Nina Stemme offrait à l’Opéra du Rhin un récital autour de mélodies de compositeurs suédois (et finlandais pour Sibelius) largement méconnues dans cette partie de l’Europe. Composées au crépuscule du siècle romantique, elles recouvrent dans leurs esthétiques les pans du répertoire que Nina Stemme peut défendre à la scène que ce soit dans des emplois de soprano ou de mezzo-soprano dernièrement.
De fait, l’ambitus requis pour leur interprétation correspond à celui de la soprano suédoise. N’étaient-ce quelques tensions dans le haut de la tessiture dans les deux premiers morceaux « Die Lotusblumen » et « Die traurige Frühlingsnacht », Nina Stemme en explore les méandres tel une conteuse, une fois la voix réchauffée. L’intelligence avec laquelle elle porte à la scène les rôles dramatiques qui l’ont rendue célèbre, se trouve condensée dans ces mélodies qui acquièrent presque la valeur de saynètes. « Flickan kom ifrån sin älsklings möte » en est le plus frappant exemple. Et Sibelius et Stenhammar l’ont mis en musique. La version du Finlandais conclut la première partie du concert, celle du Suédois ouvre la seconde. Nina Stemme y fait montre de toute sa versatilité, conférant une couleur sombre et ironique à la première, résolument dramatique à la seconde. « Villemo, Villemo, vi gick du » de Ture Rangström poursuit la démonstration. En quelques mesures, les questions-réponses de cette mélodie prennent vie dans les moirures du timbre de la soprano. Elle trouve en Roland Pöntinen un pianiste apte à suivre ses choix stylistiques. Les Trois fantaisies de Stenhammar qu’il interprète en solo en deuxième partie le montre d’ailleurs aussi virtuose qu’inspiré.

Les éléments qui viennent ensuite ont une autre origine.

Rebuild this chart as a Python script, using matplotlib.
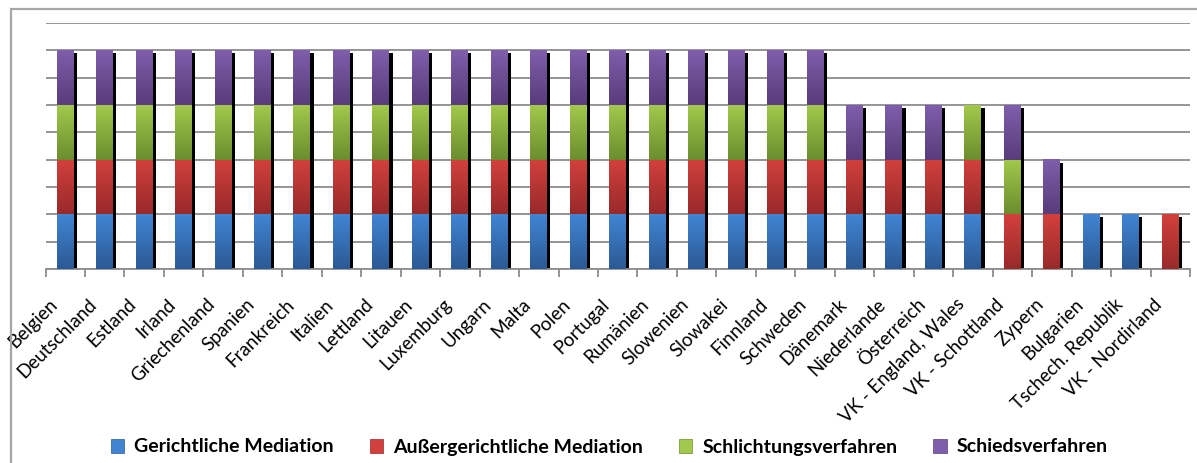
import numpy as np
import matplotlib.pyplot as plt
from matplotlib.colors import LinearSegmentedColormap
from matplotlib.patches import Patch, Rectangle
from matplotlib.transforms import ScaledTranslation

plt.rcParams['font.family'] = ['Lato', 'DejaVu Sans']

laender = ['Belgien', 'Deutschland', 'Estland', 'Irland', 'Griechenland', 'Spanien',
           'Frankreich', 'Italien', 'Lettland', 'Litauen', 'Luxemburg', 'Ungarn', 'Malta',
           'Polen', 'Portugal', 'Rumänien', 'Slowenien', 'Slowakei', 'Finnland', 'Schweden',
           'Dänemark', 'Niederlande', 'Österreich', 'VK - England, Wales', 'VK - Schottland',
           'Zypern', 'Bulgarien', 'Tschech. Republik', 'VK - Nordirland']

gerichtlich   = [1]*20 + [1, 1, 1, 1, 0, 0, 1, 1, 0]
aussergericht = [1]*20 + [1, 1, 1, 1, 1, 1, 0, 0, 1]
schlichtung   = [1]*20 + [0, 0, 0, 1, 1, 0, 0, 0, 0]
schieds       = [1]*20 + [1, 1, 1, 0, 1, 1, 0, 0, 0]

reihen = ['Gerichtliche Mediation', 'Außergerichtliche Mediation',
          'Schlichtungsverfahren', 'Schiedsverfahren']
# (oben hell, unten dunkel)
farben = [('#4184d2', '#2b5a95'), ('#d2403d', '#982a2a'),
          ('#a2c84c', '#6b8d2e'), ('#7f5eab', '#583c7b')]


def verlauf(ax, x, y0, h, c_oben, c_unten, w):
    cm = LinearSegmentedColormap.from_list('v', [c_unten, c_oben])
    ax.imshow(np.linspace(0, 1, 64).reshape(-1, 1), cmap=cm, origin='lower',
              extent=[x - w / 2, x + w / 2, y0, y0 + h], aspect='auto',
              interpolation='bilinear', zorder=3)


fig = plt.figure(figsize=(11.97, 4.63), dpi=100)
ax = fig.add_axes([45.5 / 1197, 1 - 269 / 463, (1190 - 45.5) / 1197, (269 - 23) / 463])

x = np.arange(len(laender))
breite = 0.41
mitte = x - 0.012
daten = [gerichtlich, aussergericht, schlichtung, schieds]
gesamt = np.sum(daten, axis=0)

# schatten
ax.bar(mitte + 0.1, gesamt - 0.055, width=breite, color='black', zorder=2)

for i in x:
    unten = 0
    for r, werte in enumerate(daten):
        if werte[i]:
            verlauf(ax, mitte[i], unten, werte[i], farben[r][0], farben[r][1], breite)
            unten += werte[i]

ax.set_xlim(-0.5, len(laender) - 0.5)
ax.set_ylim(0, 4.5)
ax.set_yticks(np.arange(0, 4.51, 0.5))
ax.yaxis.grid(True, color='#8c8c8c', linewidth=1.3)
ax.set_axisbelow(True)
ax.tick_params(axis='y', length=0, labelleft=False)
for s in ['left', 'right', 'top']:
    ax.spines[s].set_visible(False)
ax.spines['bottom'].set_color('#8c8c8c')
ax.spines['bottom'].set_linewidth(1.3)

ax.set_xticks(x)
ax.set_xticklabels(laender, rotation=45, ha='right', va='top', fontsize=13.5)
ax.set_xticks(np.arange(-0.5, len(laender)), minor=True)
ax.tick_params(axis='x', which='major', length=0, pad=12)
ax.tick_params(axis='x', which='minor', length=6, color='#8c8c8c', width=1.3)
versatz = ScaledTranslation(-0.05, -0.1, fig.dpi_scale_trans)
for lab in ax.get_xticklabels():
    lab.set_transform(lab.get_transform() + versatz)

# rahmen
fig.add_artist(Rectangle((11 / 1197, -0.5), 2, 0.5 + 1 - 9 / 463, transform=fig.transFigure,
                         fill=False, edgecolor='#a6a6a6', linewidth=1.6))

griffe = [Patch(facecolor=f[0], edgecolor=f[1], linewidth=0.5) for f in farben]
fig.legend(griffe, reihen, loc='center', bbox_to_anchor=(0.509, 1 - 447 / 463), ncol=4,
           frameon=False, prop={'weight': 'bold', 'size': 14}, handlelength=0.7,
           handleheight=0.7, handletextpad=0.5, columnspacing=1.85)

fig.savefig('out.png', dpi=100)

Pour autant, le dramatisme n’est pas le seul ressort des mélodies de ce concert et nombre d’entre elles peignent des natures mortes nostalgiques où la nouvelle assise dans le bas medium de Nina Stemme fait merveille. Si elle confesse dans le magazine de l’Opéra du Rhin avoir perdu quelques tons à l’aigu et certaines des harmoniques de sa voix, il n’en parait rien tant elle pare son chant de couleurs clair-obscur, notamment dans « Vid fönstret » (« à la fenêtre »). Le souffle, l’élégance du phrasé secondent ces intentions. Les quelques failles que la voix concède ça et là dans des fins de phrases, Nina Stemme les fait siennes et leur confère des accents de tristesse tout à fait à propos eu égard aux histoires racontées.
Attentif tout au long de ce récital intimiste où une grande artiste de notre temps se met à nu, forces et faiblesses toutes unies, le public accueillera la soprano en bravi reconnaissants. Cela lui vaudra deux bis de Sibelus (« le premier baiser » et « était-ce une rêve ») qui retrouvent le dramatisme et la fièvre pastel de ce récital hors du commun.